Johannah King-Slutzky, a Columbia doctoral student, is set to instruct a “Contemporary Western Civilization” class at the Upper Manhattan campus this semester, according to a course list obtained by the National Review.
Classes for the course she is scheduled to teach are apparently held in Hamilton Hall, the same historic building protesters broke into during April’s chaotic demonstrations that forced the entire campus into lockdown and resulted in dozens of arrests.
King-Slutzky was thrust into the spotlight at the time when she stood on the steps of the academic building and boldly decried the university’s treatment of students involved in the tent encampment protests.
“It’s ultimately a question of what kind of community and obligation Columbia feels it has to its students,” said King-Slutzky, who was acting as spokeswoman for the students.
“Do you want students to die of dehydration and starvation or get severely ill, even if they disagree with you? If the answer is ‘no,’ then you should allow basic … I mean, it’s crazy to say because we’re on an Ivy League campus, but this is, like, basic humanitarian aid we’re asking for.”

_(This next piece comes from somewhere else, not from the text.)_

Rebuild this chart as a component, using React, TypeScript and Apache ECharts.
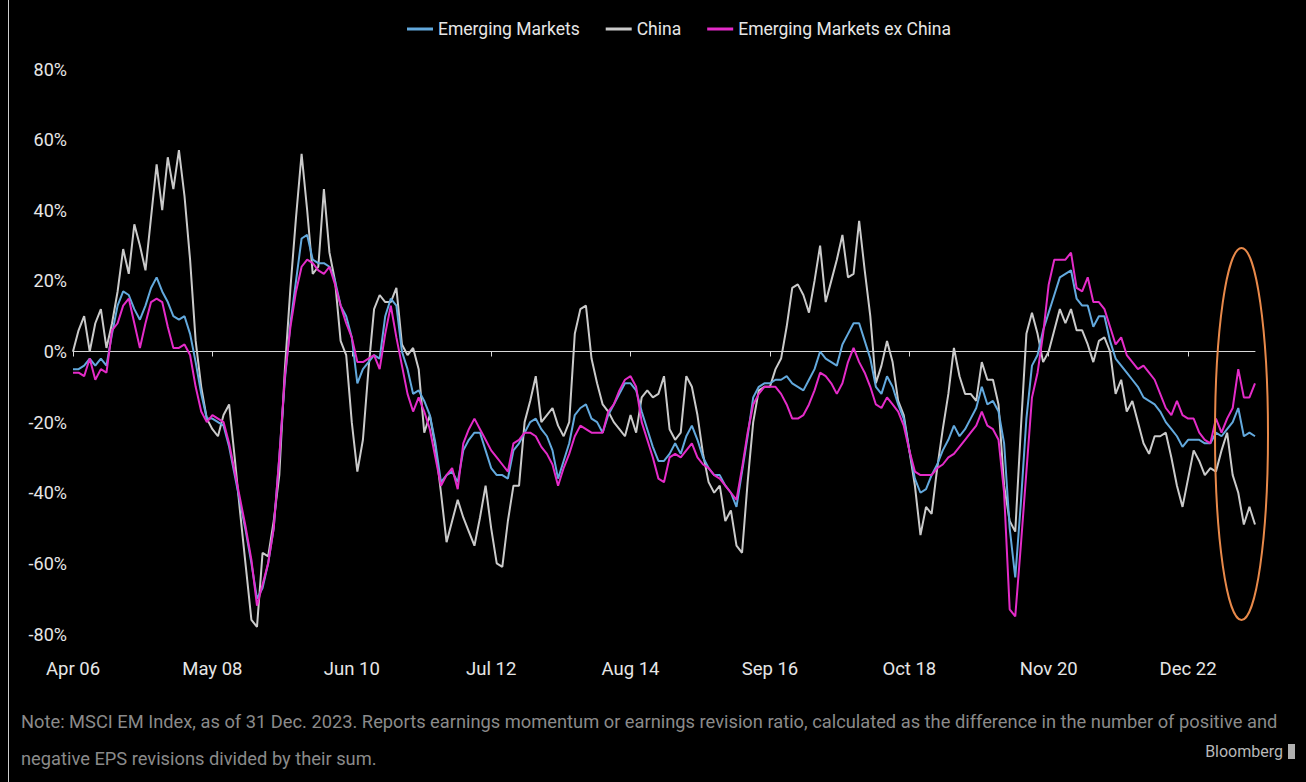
import React, { useEffect, useRef } from "react";
import * as echarts from "echarts";

const START_YEAR = 2006;
const START_MONTH = 3; // April (0-based)
const MONTHS = ["Jan", "Feb", "Mar", "Apr", "May", "Jun", "Jul", "Aug", "Sep", "Oct", "Nov", "Dec"];
const N_MONTHS = 213;

const categories: string[] = [];
for (let k = 0; k < N_MONTHS; k++) {
  const m = (START_MONTH + k) % 12;
  const y = START_YEAR + Math.floor((START_MONTH + k) / 12);
  categories.push(`${MONTHS[m]} ${String(y % 100).padStart(2, "0")}`);
}

const yTicks = [-80, -60, -40, -20, 0, 20, 40, 60, 80];

const china = [
  0, 6, 10, 0, 8, 12, 1, 8, 17, 29, 22, 36, 30, 23, 38, 53, 40, 55, 46, 57, 44, 26, 3, -10, -19, -22,
  -24, -18, -15, -30, -46, -61, -76, -78, -57, -58, -48, -35, -5, 18, 38, 56, 40, 22, 24, 46, 28, 20, 3, -1, -20, -34,
  -25, -5, 12, 16, 14, 14, 18, 2, -1, 1, -5, -23, -18, -27, -40, -54, -48, -42, -47, -51, -55, -47, -38, -50, -60, -61, -48, -38, -38,
  -20, -14, -7, -20, -18, -16, -21, -24, -20, 5, 12, 13, -2, -9, -15, -17, -20, -22, -24, -18, -23, -13, -11, -13, -12, -7,
  -22, -25, -23, -7, -10, -18, -29, -37, -40, -38, -48, -45, -55, -57, -37, -20, -11, -10, -10, -5, -2, 7, 18, 19, 16, 11, 20, 30,
  14, 20, 26, 33, 21, 22, 37, 23, 10, -9, -4, 3, -3, -14, -18, -28, -38, -52, -44, -46, -33, -22, -12, 1, -7, -12, -12,
  -14, -3, -8, -8, -15, -38, -48, -51, -22, 5, 11, 5, -3, 0, 6, 12, 8, 12, 6, 6, 2, -3, 3,
  4, 0, -12, -8, -17, -14, -20, -26, -29, -24, -24, -23, -30, -38, -44, -36, -28, -31, -35, -33, -34, -28, -23, -35, -40, -49, -44, -49,
];

const emergingMarkets = [
  -5, -5, -4, -2, -4, -2, -4, 5, 13, 17, 16, 12, 9, 13, 18, 21, 17, 14, 10, 9, 10, 5, -3, -12, -19, -19,
  -20, -21, -27, -35, -43, -51, -60, -70, -67, -60, -50, -30, -8, 8, 20, 32, 33, 26, 25, 25, 24, 20, 13, 10, 4, -9,
  -5, -3, -1, -2, 10, 15, 13, 0, -5, -12, -11, -14, -18, -26, -37, -35, -34, -37, -28, -25, -23, -23, -28, -33, -35, -35, -36, -28, -26,
  -23, -20, -19, -22, -24, -28, -36, -31, -26, -18, -16, -15, -19, -20, -23, -18, -15, -12, -9, -9, -11, -17, -22, -27, -31, -31,
  -29, -26, -29, -24, -21, -25, -30, -33, -35, -35, -38, -40, -44, -34, -24, -13, -10, -9, -9, -8, -8, -7, -9, -10, -11, -8, -5, 0,
  -2, -3, -4, 2, 5, 8, 8, 3, -2, -10, -12, -7, -10, -15, -19, -28, -36, -40, -39, -35, -32, -28, -25, -21, -24, -22, -19,
  -16, -10, -15, -14, -17, -26, -50, -64, -43, -19, -4, -1, 6, 11, 16, 21, 22, 23, 15, 13, 13, 7, 10,
  10, 3, -2, -4, -6, -8, -10, -13, -14, -15, -17, -20, -22, -24, -27, -25, -25, -25, -26, -26, -23, -24, -22, -20, -16, -24, -23, -24,
];

const emExChina = [
  -6, -6, -7, -2, -8, -5, -6, 6, 8, 13, 15, 8, 1, 8, 14, 15, 14, 7, 1, 1, 2, -1, -10, -17, -20, -18,
  -19, -20, -26, -34, -42, -50, -59, -72, -66, -60, -50, -30, -7, 7, 17, 24, 26, 25, 23, 22, 24, 19, 13, 8, 4, -3,
  -3, -2, -1, -5, 5, 13, 4, -4, -12, -17, -13, -17, -22, -30, -38, -35, -33, -39, -26, -22, -19, -22, -25, -28, -30, -32, -34, -26, -25,
  -23, -23, -24, -27, -29, -32, -38, -33, -29, -24, -21, -22, -23, -23, -23, -17, -15, -11, -8, -7, -10, -20, -25, -30, -36, -37,
  -30, -29, -30, -28, -26, -30, -32, -33, -35, -36, -38, -40, -42, -33, -23, -15, -12, -10, -10, -10, -12, -15, -19, -19, -18, -15, -11, -6,
  -7, -9, -12, -9, -3, 1, -3, -6, -10, -15, -16, -13, -15, -17, -21, -28, -34, -35, -35, -35, -33, -32, -30, -29, -27, -25, -23,
  -21, -17, -21, -22, -25, -40, -73, -75, -55, -34, -13, -6, 5, 19, 26, 26, 26, 28, 18, 17, 21, 14, 14,
  12, 7, 2, 4, -1, -3, -5, -4, -6, -8, -12, -16, -18, -14, -18, -19, -19, -23, -25, -26, -19, -23, -19, -16, -5, -13, -13, -9,
];

const seriesNames = ["Emerging Markets", "China", "Emerging Markets ex China"];
const noteLines = [
  "Note: MSCI EM Index, as of 31 Dec. 2023. Reports earnings momentum or earnings revision ratio, calculated as the difference in the number of positive and",
  "negative EPS revisions divided by their sum.",
];

const FONT = "Roboto, 'Liberation Sans', sans-serif";

export default function App() {
  const ref = useRef<HTMLDivElement>(null);

  useEffect(() => {
    if (!ref.current) return;
    const chart = echarts.init(ref.current, null, { renderer: "svg" });
    chart.setOption({
      animation: false,
      backgroundColor: "#000000",
      textStyle: { fontFamily: FONT },
      legend: {
        data: seriesNames,
        top: 15,
        left: 402,
        itemWidth: 26,
        itemHeight: 3,
        itemGap: 26,
        icon: "rect",
        textStyle: { color: "#e6e6e6", fontSize: 17.5, fontFamily: FONT },
      },
      grid: { left: 73, right: 51, top: 69, bottom: 148, containLabel: false },
      xAxis: [
        {
          type: "category",
          data: categories,
          boundaryGap: false,
          axisLine: { show: true, onZero: true, lineStyle: { color: "#d8d8d8", width: 1 } },
          axisTick: { show: true, interval: 24, length: 5, lineStyle: { color: "#d8d8d8" } },
          axisLabel: { show: false },
          splitLine: { show: false },
        },
        {
          type: "category",
          data: categories,
          boundaryGap: false,
          position: "bottom",
          axisLine: { show: false, onZero: false },
          axisTick: { show: false },
          axisLabel: {
            show: true,
            interval: 24,
            margin: 25,
            color: "#e6e6e6",
            fontSize: 18.5,
            fontFamily: FONT,
          },
          splitLine: { show: false },
        },
      ],
      yAxis: {
        type: "value",
        min: yTicks[0],
        max: yTicks[yTicks.length - 1],
        interval: 20,
        axisLine: { show: false },
        axisTick: { show: false },
        splitLine: { show: false },
        axisLabel: {
          formatter: "{value}%",
          color: "#e6e6e6",
          fontSize: 18,
          margin: 6,
          fontFamily: FONT,
        },
      },
      series: [
        {
          name: seriesNames[1],
          type: "line",
          data: china,
          showSymbol: false,
          color: "#cacaca",
          lineStyle: { width: 2, color: "#cacaca" },
          z: 2,
        },
        {
          name: seriesNames[0],
          type: "line",
          data: emergingMarkets,
          showSymbol: false,
          color: "#63a9dd",
          lineStyle: { width: 2, color: "#63a9dd" },
          z: 3,
        },
        {
          name: seriesNames[2],
          type: "line",
          data: emExChina,
          showSymbol: false,
          color: "#e42bc8",
          lineStyle: { width: 2, color: "#e42bc8" },
          z: 4,
        },
      ],
      graphic: [
        {
          type: "line",
          shape: { x1: 8.5, y1: 0, x2: 8.5, y2: 782 },
          style: { stroke: "#cfcfcf", lineWidth: 1 },
        },
        {
          type: "ellipse",
          shape: { cx: 1241.5, cy: 434, rx: 26.5, ry: 186 },
          style: { fill: "none", stroke: "#e8894a", lineWidth: 2 },
          z: 10,
        },
        {
          type: "text",
          x: 21,
          y: 712,
          style: { text: noteLines[0], fill: "#8a8a8a", fontSize: 18.3, fontFamily: FONT },
        },
        {
          type: "text",
          x: 21,
          y: 749,
          style: { text: noteLines[1], fill: "#8a8a8a", fontSize: 18.3, fontFamily: FONT },
        },
        {
          type: "text",
          x: 1283,
          y: 743,
          style: { text: "Bloomberg", fill: "#b8b8b8", fontSize: 16, fontFamily: FONT, align: "right" },
        },
        {
          type: "rect",
          shape: { x: 1288, y: 744, width: 7, height: 15 },
          style: { fill: "#b0b0b0" },
        },
      ],
    });
    return () => chart.dispose();
  }, []);

  return (
    <div
      ref={ref}
      style={{ position: "fixed", left: 0, top: 0, width: 1306, height: 782, background: "#000" }}
    />
  );
}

She added, “Like, could people please have a glass of water?”
The course King-Slutzky is slated to teach at Hamilton Hall — an eight-story academic building named after founding father Alexander Hamilton — is among the five “general education requirements” undergraduates are required to take.
Meanwhile, her dissertation focuses on “fantasies of limitless energy in the transatlantic Romantic imagination from 1760-1860,” according to her bio page on Columbia’s website.
“My goal is to write a prehistory of metabolic rift, Marx’s term for the disruption of energy circuits caused by industrialization under capitalism,” the bio page reads.
“I am particularly interested in theories of the imagination and poetry as interpreted through a Marxian lens in order to update and propose an alternative to historicist ideological critiques of the Romantic imagination.”
The Post reached out to Columbia about King-Slutzky but didn’t hear back immediately.